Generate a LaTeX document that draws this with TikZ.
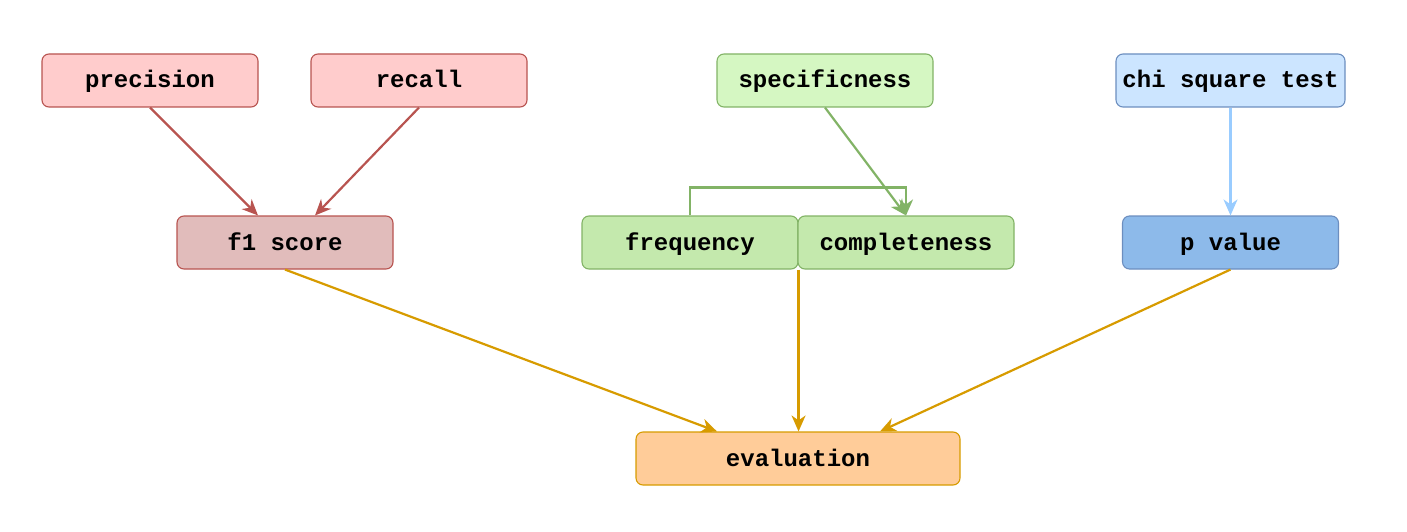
\documentclass[tikz,border=0pt]{standalone}
\usepackage{fontspec}
\setmonofont{Liberation Mono}
\usetikzlibrary{arrows.meta}
\definecolor{redfill}{HTML}{FFCCCC}
\definecolor{redline}{HTML}{B85450}
\definecolor{f1fill}{HTML}{E1BCBB}
\definecolor{greenfill}{HTML}{D5F7C2}
\definecolor{greenfilltwo}{HTML}{C4E9AD}
\definecolor{greenline}{HTML}{82B366}
\definecolor{bluefill}{HTML}{CCE5FF}
\definecolor{bluefilltwo}{HTML}{8DBAEA}
\definecolor{blueline}{HTML}{6C8EBF}
\definecolor{bluearrow}{HTML}{99CCFF}
\definecolor{orangefill}{HTML}{FFCC99}
\definecolor{orangeline}{HTML}{D79B00}
\tikzset{
  box/.style={draw, line width=1.1pt, rounded corners=7pt, minimum height=53pt,
    minimum width=216pt, inner sep=0pt, text height=15pt, text depth=0pt,
    font=\fontsize{24}{26}\selectfont\ttfamily\bfseries},
  redbox/.style={box, fill=redfill, draw=redline},
  greenbox/.style={box, fill=greenfill, draw=greenline},
  bluebox/.style={box, fill=bluefill, draw=blueline},
  conn/.style={line width=2.2pt, -{Stealth[length=16pt,width=14pt,inset=5pt]}},
}
\begin{document}
\begin{tikzpicture}[x=1pt,y=-1pt]
\useasboundingbox (0,0) rectangle (1407,532);
\node[redbox] (prec) at (150,80.5) {precision};
\node[redbox] (rec) at (419,80.5) {recall};
\node[greenbox] (spec) at (825,80.5) {specificness};
\node[bluebox, minimum width=229pt] (chi) at (1230.5,80.5) {chi square test};
\node[redbox, fill=f1fill] (f1) at (285,242.5) {f1 score};
\node[greenbox, fill=greenfilltwo] (freq) at (690,242.5) {frequency};
\node[greenbox, fill=greenfilltwo] (comp) at (906,242.5) {completeness};
\node[bluebox, fill=bluefilltwo] (pval) at (1230.5,242.5) {p value};
\node[box, fill=orangefill, draw=orangeline, minimum width=324pt] (eval) at (798,458.5) {evaluation};

\draw[conn, redline] (prec.south) -- (f1.north -| 258,0);
\draw[conn, redline] (rec.south) -- (f1.north -| 315,0);
\draw[conn, greenline] (spec.south) -- (comp.north);
\draw[conn, greenline] (freq.north) -- ++(0,-28) -| (comp.north);
\draw[conn, bluearrow] (chi.south) -- (pval.north);
\draw[conn, orangeline] (f1.south) -- (eval.north -| 717,0);
\draw[conn, orangeline] (freq.south east) -- (eval.north -| freq.east);
\draw[conn, orangeline] (pval.south) -- (eval.north -| 880,0);
\end{tikzpicture}
\end{document}
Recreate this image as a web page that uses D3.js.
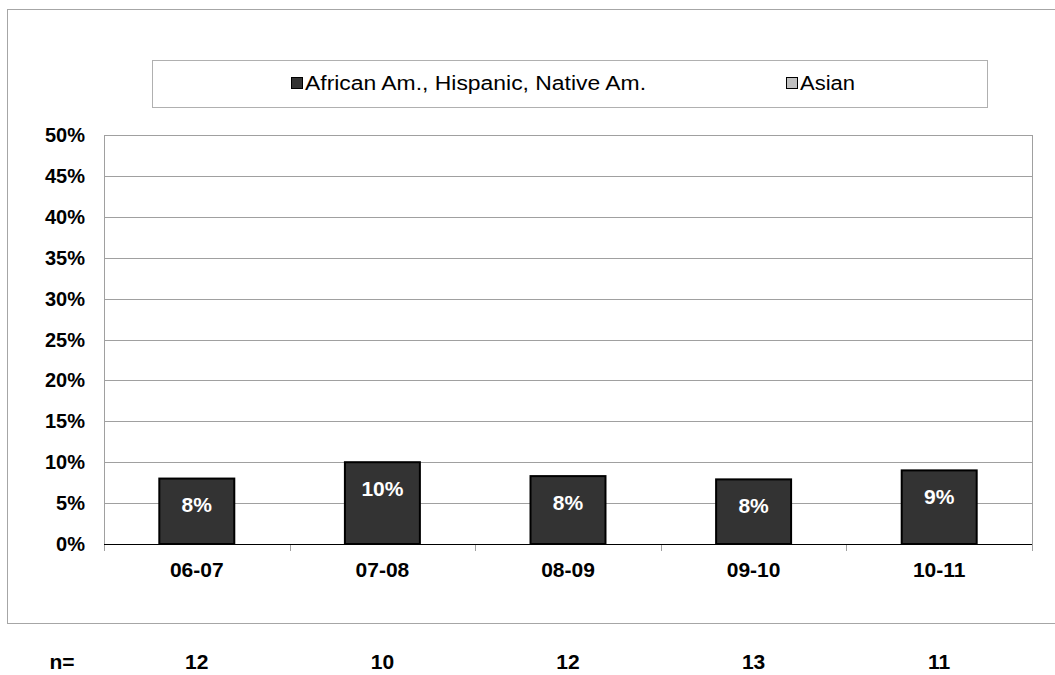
<!DOCTYPE html>
<html>
<head>
<meta charset="utf-8">
<script src="https://cdn.jsdelivr.net/npm/d3@7"></script>
<style>
    body { margin: 0; background: #fff; }
    svg { display: block; font-family: "Liberation Sans", Arial, sans-serif; }
</style>
</head>
<body>
<svg width="1055" height="675"></svg>
<script>
// chart data
const years = ["06-07", "07-08", "08-09", "09-10", "10-11"];
const minorityPct = [8.0, 10.0, 8.3, 7.9, 9.0];
const nCounts = [12, 10, 12, 13, 11];
const seriesNames = ["African Am., Hispanic, Native Am.", "Asian"];
const seriesColors = ["#333333", "#c0c0c0"];
const yTicks = [0, 5, 10, 15, 20, 25, 30, 35, 40, 45, 50];

let svg = d3.select("svg");

let plot = {left: 104, right: 1032, top: 135, bottom: 544};
let fontSize = 20;
let bigFont = 21;

// outer frame (right edge runs off the page)
svg.append("rect")
    .attr("x", 7.5).attr("y", 9.5)
    .attr("width", 1100).attr("height", 614)
    .attr("fill", "none")
    .attr("stroke", "#a6a6a6");

// legend
let legend = svg.append("g").attr("class", "legend");
legend.append("rect")
    .attr("x", 152.5).attr("y", 60.5)
    .attr("width", 835).attr("height", 47)
    .attr("fill", "#fff")
    .attr("stroke", "#b0b0b0");
let legendX = [291, 786];
let legendTextLen = [341, 55]; // text in the reference is a bit stretched
seriesNames.forEach((name, i) => {
    legend.append("rect")
        .attr("x", legendX[i] + 0.5).attr("y", 77.5)
        .attr("width", 11).attr("height", 11)
        .attr("fill", seriesColors[i])
        .attr("stroke", "#000");
    legend.append("text")
        .attr("x", legendX[i] + 14).attr("y", 83)
        .attr("dy", "0.35em")
        .attr("font-size", fontSize)
        .attr("textLength", legendTextLen[i])
        .attr("lengthAdjust", "spacingAndGlyphs")
        .text(name);
});

let x = d3.scaleBand()
    .domain(years)
    .range([plot.left, plot.right])
    .paddingInner(0.596)
    .paddingOuter(0.298);

let y = d3.scaleLinear()
    .domain([0, 50])
    .range([plot.bottom, plot.top]);

// gridlines
svg.append("g")
    .selectAll("line")
    .data(yTicks.filter(t => t > 0))
    .enter().append("line")
    .attr("x1", plot.left).attr("x2", plot.right)
    .attr("y1", d => Math.round(y(d)) + 0.5)
    .attr("y2", d => Math.round(y(d)) + 0.5)
    .attr("stroke", "#a0a0a0");

// plot side borders
svg.append("line")
    .attr("x1", plot.left + 0.5).attr("x2", plot.left + 0.5)
    .attr("y1", plot.top).attr("y2", plot.bottom + 7)
    .attr("stroke", "#a0a0a0");
svg.append("line")
    .attr("x1", plot.right + 0.5).attr("x2", plot.right + 0.5)
    .attr("y1", plot.top).attr("y2", plot.bottom + 7)
    .attr("stroke", "#a0a0a0");

// category tick marks
let step = x.step();
svg.append("g")
    .selectAll("line")
    .data(years.slice(1))
    .enter().append("line")
    .attr("x1", (d) => Math.round(x(d) - x.paddingOuter() * step) + 0.5)
    .attr("x2", (d) => Math.round(x(d) - x.paddingOuter() * step) + 0.5)
    .attr("y1", plot.bottom).attr("y2", plot.bottom + 7)
    .attr("stroke", "#a0a0a0");

// y labels
svg.append("g")
    .selectAll("text")
    .data(yTicks)
    .enter().append("text")
    .attr("x", 85)
    .attr("y", d => y(d))
    .attr("dy", "0.35em")
    .attr("text-anchor", "end")
    .attr("font-size", fontSize)
    .attr("font-weight", "bold")
    .text(d => d + "%");

// bars
let bars = svg.append("g").attr("class", "bars");
bars.selectAll("rect")
    .data(minorityPct)
    .enter().append("rect")
    .attr("x", (d, i) => x(years[i]))
    .attr("y", d => y(d))
    .attr("width", x.bandwidth())
    .attr("height", d => y(0) - y(d))
    .attr("fill", seriesColors[0])
    .attr("stroke", "#000")
    .attr("stroke-width", 2);

bars.selectAll("text")
    .data(minorityPct)
    .enter().append("text")
    .attr("x", (d, i) => x(years[i]) + x.bandwidth() / 2)
    .attr("y", d => y(d) + 26.5)
    .attr("dy", "0.35em")
    .attr("text-anchor", "middle")
    .attr("font-size", bigFont)
    .attr("font-weight", "bold")
    .attr("fill", "#fff")
    .text(d => Math.round(d) + "%");

// x axis line
svg.append("line")
    .attr("x1", plot.left).attr("x2", plot.right)
    .attr("y1", plot.bottom + 0.5).attr("y2", plot.bottom + 0.5)
    .attr("stroke", "#000");

// category labels
svg.append("g")
    .selectAll("text")
    .data(years)
    .enter().append("text")
    .attr("x", d => x(d) + x.bandwidth() / 2)
    .attr("y", 570)
    .attr("dy", "0.35em")
    .attr("text-anchor", "middle")
    .attr("font-size", bigFont)
    .attr("font-weight", "bold")
    .text(d => d);

// n= row
svg.append("text")
    .attr("x", 62).attr("y", 662)
    .attr("dy", "0.35em")
    .attr("text-anchor", "middle")
    .attr("font-size", bigFont)
    .attr("font-weight", "bold")
    .text("n=");
svg.append("g")
    .selectAll("text")
    .data(nCounts)
    .enter().append("text")
    .attr("x", (d, i) => x(years[i]) + x.bandwidth() / 2)
    .attr("y", 662)
    .attr("dy", "0.35em")
    .attr("text-anchor", "middle")
    .attr("font-size", bigFont)
    .attr("font-weight", "bold")
    .text(d => d);
</script>
</body>
</html>
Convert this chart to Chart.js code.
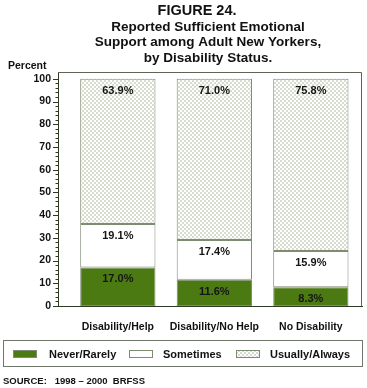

==========

Find every line in the entries that includes the word "page", then state how many there are and nothing else.

• _RESULT FOR THIS TASK_
2